Soon it will be two years since Tahir Elçi left his dying body at the foot of the Four Pillared Minaret where he was present to protect a precarious peace, and to say “stop” to the warring parties.

He was a father who did not want his children to grow up with war, and so questioned the ‘90s which had stolen our childhood. I first met Tahir abi[1] during the court proceedings of the Lice Case[2]. As victims of the military operations that killed 15 civilians, we started closely monitoring the case with the aim of coming to terms with the dirty war and exposing the hidden secrets behind organizations like Gladio[3] and JİTEM – Gendarmerie Intelligence and Anti-Terror Unit. Tahir abi was a big supporter of our civic initiative Lice is Seeking Justice Platform, which we set up to monitor particularly the Lice Case.

While we as victims were worried that the case would be left unattended as the court relocated hearings to İzmir[4], we were also comforted by the knowledge that Tahir abi would attend every single hearing no matter what. During the trial, a time came when he, with his silver-tongued legal language, persuaded the panel of judges to bring a defendant to the court. Yet in another time, he requested the judge to recuse from the case due to his unlawful attitude.  When we told him that in protest of fair trial violations we were considering to no more attend the court hearings, it was again him who convinced us to attend, no matter what.

Lice Case had special significance for Tahir abi. Having spent years to expose JITEM and its military cadres, this time he was working to reveal the suspects of an assassination to a military person, Brigadier General Bahtiyar Aydın. He placed special importance to this particular aspect of the case and took great care to attend every single hearing. Especially with the seemingly new positive trajectory of the peace process, he never stopped arguing for the crucial place of such court cases in the process. Tahir abi believed that along with the process of resolution, such court cases would play a significant role in establishing peace.

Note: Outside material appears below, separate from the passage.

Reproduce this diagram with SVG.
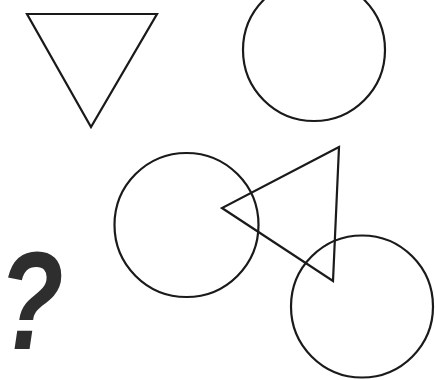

He believed in the resolution process. Sometimes when I questioned him and spelled out my doubts concerning peace, he would say “No, Şiyar; this is calling for the bad, think more thoroughly and positively”.

The general atmosphere, however, made positive thinking very difficult.

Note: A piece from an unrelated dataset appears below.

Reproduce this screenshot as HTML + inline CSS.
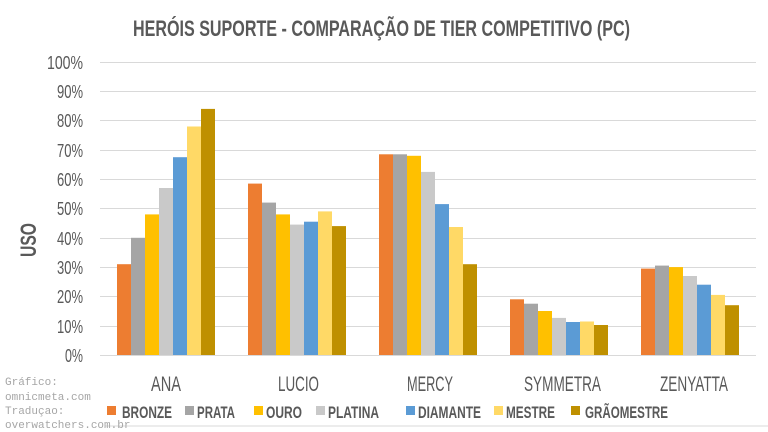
<!DOCTYPE html>
<html><head><meta charset="utf-8"><style>
html,body{margin:0;padding:0;background:#fff;}
svg{display:block;}
.c{font-family:"Liberation Sans Narrow","Liberation Sans",sans-serif;font-weight:bold;fill:#595959;}
.n{font-family:"Liberation Sans Narrow","Liberation Sans",sans-serif;fill:#595959;}
.m{font-family:"Liberation Mono",monospace;fill:#a6a6a6;font-size:11px;}
</style></head><body>
<svg width="768" height="432" viewBox="0 0 768 432">
<rect x="0" y="0" width="768" height="432" fill="#fff"/>
<line x1="105" y1="426" x2="768" y2="426" stroke="#d9d9d9"/>
<text class="c" x="133" y="36" font-size="22" textLength="497" lengthAdjust="spacingAndGlyphs">HERÓIS SUPORTE - COMPARAÇÃO DE TIER COMPETITIVO (PC)</text>
<g stroke="#d9d9d9" stroke-width="1">
<line x1="100" y1="62.5" x2="756" y2="62.5"/><line x1="100" y1="91.5" x2="756" y2="91.5"/>
<line x1="100" y1="120.5" x2="756" y2="120.5"/><line x1="100" y1="150.5" x2="756" y2="150.5"/>
<line x1="100" y1="179.5" x2="756" y2="179.5"/><line x1="100" y1="208.5" x2="756" y2="208.5"/>
<line x1="100" y1="238.5" x2="756" y2="238.5"/><line x1="100" y1="267.5" x2="756" y2="267.5"/>
<line x1="100" y1="296.5" x2="756" y2="296.5"/><line x1="100" y1="326.5" x2="756" y2="326.5"/>
<line x1="100" y1="355.5" x2="756" y2="355.5"/>
</g>
<g class="n" font-size="18">
<text x="47" y="69" textLength="36" lengthAdjust="spacingAndGlyphs">100%</text>
<text x="57" y="98" textLength="26" lengthAdjust="spacingAndGlyphs">90%</text>
<text x="57" y="127" textLength="26" lengthAdjust="spacingAndGlyphs">80%</text>
<text x="57" y="157" textLength="26" lengthAdjust="spacingAndGlyphs">70%</text>
<text x="57" y="186" textLength="26" lengthAdjust="spacingAndGlyphs">60%</text>
<text x="57" y="215" textLength="26" lengthAdjust="spacingAndGlyphs">50%</text>
<text x="57" y="245" textLength="26" lengthAdjust="spacingAndGlyphs">40%</text>
<text x="57" y="274" textLength="26" lengthAdjust="spacingAndGlyphs">30%</text>
<text x="57" y="303" textLength="26" lengthAdjust="spacingAndGlyphs">20%</text>
<text x="57" y="333" textLength="26" lengthAdjust="spacingAndGlyphs">10%</text>
<text x="65" y="362" textLength="18" lengthAdjust="spacingAndGlyphs">0%</text>
</g>
<text class="c" font-size="22" transform="translate(36,240) rotate(-90)" text-anchor="middle" textLength="34" lengthAdjust="spacingAndGlyphs">USO</text>
<g class="n" font-size="21">
<text x="151" y="391" textLength="30" lengthAdjust="spacingAndGlyphs">ANA</text>
<text x="278" y="391" textLength="41" lengthAdjust="spacingAndGlyphs">LUCIO</text>
<text x="407" y="391" textLength="46" lengthAdjust="spacingAndGlyphs">MERCY</text>
<text x="524" y="391" textLength="77" lengthAdjust="spacingAndGlyphs">SYMMETRA</text>
<text x="660" y="391" textLength="68" lengthAdjust="spacingAndGlyphs">ZENYATTA</text>
</g>
<text class="m" x="5" y="385">Gráfico:</text>
<text class="m" x="5" y="400">omnicmeta.com</text>
<text class="m" x="5" y="414">Traduçao:</text>
<text class="m" x="5" y="428">overwatchers.com.br</text>
<g class="c" font-size="17">
<rect x="107" y="406" width="9" height="9" fill="#ED7D31"/><text x="122" y="418" textLength="50" lengthAdjust="spacingAndGlyphs">BRONZE</text>
<rect x="185" y="406" width="9" height="9" fill="#A5A5A5"/><text x="197" y="418" textLength="38" lengthAdjust="spacingAndGlyphs">PRATA</text>
<rect x="254" y="406" width="9" height="9" fill="#FFC000"/><text x="266" y="418" textLength="36" lengthAdjust="spacingAndGlyphs">OURO</text>
<rect x="316" y="406" width="9" height="9" fill="#C9C9C9"/><text x="328" y="418" textLength="51" lengthAdjust="spacingAndGlyphs">PLATINA</text>
<rect x="406" y="406" width="9" height="9" fill="#5B9BD5"/><text x="418" y="418" textLength="63" lengthAdjust="spacingAndGlyphs">DIAMANTE</text>
<rect x="494" y="406" width="9" height="9" fill="#FFD966"/><text x="506" y="418" textLength="49" lengthAdjust="spacingAndGlyphs">MESTRE</text>
<rect x="571" y="406" width="9" height="9" fill="#BF9000"/><text x="585" y="418" textLength="83" lengthAdjust="spacingAndGlyphs">GRÃOMESTRE</text>
</g>
<g>
<rect x="117" y="264.2" width="14" height="90.8" fill="#ED7D31"/>
<rect x="131" y="237.8" width="14" height="117.2" fill="#A5A5A5"/>
<rect x="145" y="214.4" width="14" height="140.6" fill="#FFC000"/>
<rect x="159" y="188.0" width="14" height="167.0" fill="#C9C9C9"/>
<rect x="173" y="157.2" width="14" height="197.8" fill="#5B9BD5"/>
<rect x="187" y="126.5" width="14" height="228.5" fill="#FFD966"/>
<rect x="201" y="108.9" width="14" height="246.1" fill="#BF9000"/>
<rect x="248" y="183.6" width="14" height="171.4" fill="#ED7D31"/>
<rect x="262" y="202.6" width="14" height="152.4" fill="#A5A5A5"/>
<rect x="276" y="214.4" width="14" height="140.6" fill="#FFC000"/>
<rect x="290" y="224.6" width="14" height="130.4" fill="#C9C9C9"/>
<rect x="304" y="221.7" width="14" height="133.3" fill="#5B9BD5"/>
<rect x="318" y="211.4" width="14" height="143.6" fill="#FFD966"/>
<rect x="332" y="226.1" width="14" height="128.9" fill="#BF9000"/>
<rect x="379" y="154.3" width="14" height="200.7" fill="#ED7D31"/>
<rect x="393" y="154.3" width="14" height="200.7" fill="#A5A5A5"/>
<rect x="407" y="155.8" width="14" height="199.2" fill="#FFC000"/>
<rect x="421" y="171.9" width="14" height="183.1" fill="#C9C9C9"/>
<rect x="435" y="204.1" width="14" height="150.9" fill="#5B9BD5"/>
<rect x="449" y="227.0" width="14" height="128.0" fill="#FFD966"/>
<rect x="463" y="264.2" width="14" height="90.8" fill="#BF9000"/>
<rect x="510" y="299.3" width="14" height="55.7" fill="#ED7D31"/>
<rect x="524" y="303.7" width="14" height="51.3" fill="#A5A5A5"/>
<rect x="538" y="311.0" width="14" height="44.0" fill="#FFC000"/>
<rect x="552" y="317.9" width="14" height="37.1" fill="#C9C9C9"/>
<rect x="566" y="322.0" width="14" height="33.0" fill="#5B9BD5"/>
<rect x="580" y="321.5" width="14" height="33.5" fill="#FFD966"/>
<rect x="594" y="325.0" width="14" height="30.0" fill="#BF9000"/>
<rect x="641" y="268.6" width="14" height="86.4" fill="#ED7D31"/>
<rect x="655" y="265.6" width="14" height="89.4" fill="#A5A5A5"/>
<rect x="669" y="267.1" width="14" height="87.9" fill="#FFC000"/>
<rect x="683" y="276.0" width="14" height="79.0" fill="#C9C9C9"/>
<rect x="697" y="284.7" width="14" height="70.3" fill="#5B9BD5"/>
<rect x="711" y="294.9" width="14" height="60.1" fill="#FFD966"/>
<rect x="725" y="305.2" width="14" height="49.8" fill="#BF9000"/>
</g>
</svg>
</body></html>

Amidst the initial intemperance concerning the peace process when tables were being toppled, Tahir abi was the only person resisting the closing of the doors to peace. When the peace process seemed to be ending, each of the high level military personnel then being tried in courts started receiving raises, one by one being promoted to positions in the region. Tahir abi, hoping to end the chaos that started following June 7, 2015 general elections, and trying to make sure that war no longer reigned in the region and that his and our children would live in an atmosphere of peace, still aimed to keep the door to peace open. Just like he did in cases of past atrocities.

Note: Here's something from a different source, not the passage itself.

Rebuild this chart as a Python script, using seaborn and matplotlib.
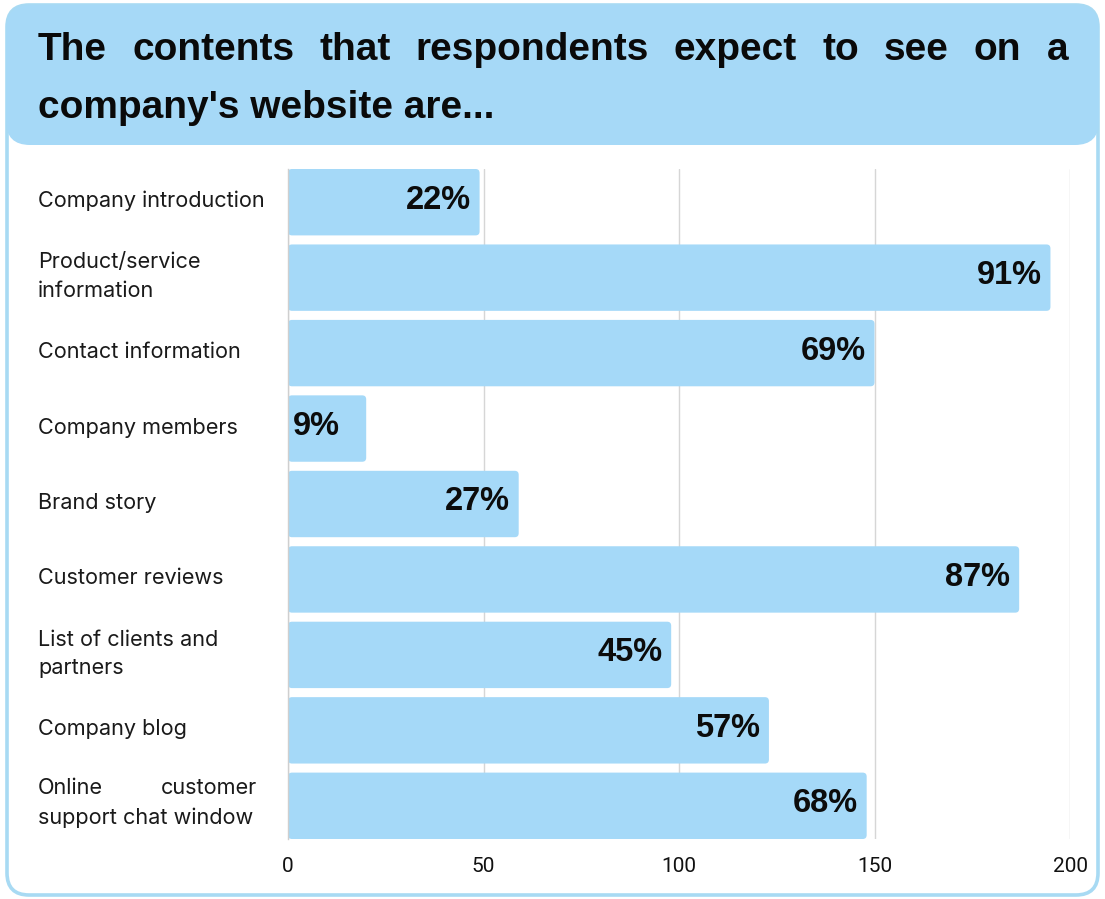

For us, Tahir abi was a dove. The following is, perhaps, the extent to which a dove can make itself felt:

In Lice Case, he wanted very much to have the defendants face court. Following his assassination on November 28th, 2015, our first time in court was on December 24, 2015. In the hearing right before this one, finding out that his demand was not met, Tahir abi addressed the panel of judges and said to the presiding judge, “we do not like you and we ask you to withdraw from the proceedings”. That judge was not present in the hearing following his death. During that hearing, the courtroom was jam-packed with all the victims carrying photos of Tahir Elçi. His photo was placed on the seat where he normally sat, and the statement he made in that former hearing was re-read by the lawyers of the victims. Later the court board gave a brief recess to assess the request to bring the defendant before court. Just as the judges returned to announce their judgment, a dove entered the court room through one of the open windows. Amazed at the sight, the victims almost believed that it was Tahir Elçi coming to listen to the decision. While the panel of judges announced their decision to indeed bring the defendant before court, the dove tweeted. Then, flapping its wings, it flew out the window. Everyone thought that the tweets, surely, must have signified the approval of he who never missed a hearing, that of Tahir Elçi.

The victims and relatives of cases of past atrocities loved and respected Tahir Elçi. With his assassination, and, in his absence, these trials have almost lost their substance; just as peace has lost its meaning after his death. We miss him. Just like we miss peace.



[1] A word of calling for men of older age to express respect and love.

[2] During a military operation held in the Lice county of Diyarbakır province on October 22 1993, 15 civilians, along with one soldier (Yüksel Bayar) and Gendarmerie Regional Commander Brigadier General Bahtiyar Aydın lost their lives.

[3] Operation Gladio is the codename for a clandestine North Atlantic Treaty Organisation (NATO) “stay-behind” operation in Italy during the Cold War. The counterpart of the Italian name Gladio corresponds to paramilitary/counter-guerrilla and Special Warfare Forces in Turkey. For more on the issue, see: http://hakikatadalethafiza.org/en/kaynak/unspoken-truth-enforced-disappearances/

[4] A city in western Turkey, 1,419 kms to Diyarbakir where the province of Lice is located and the crime took place.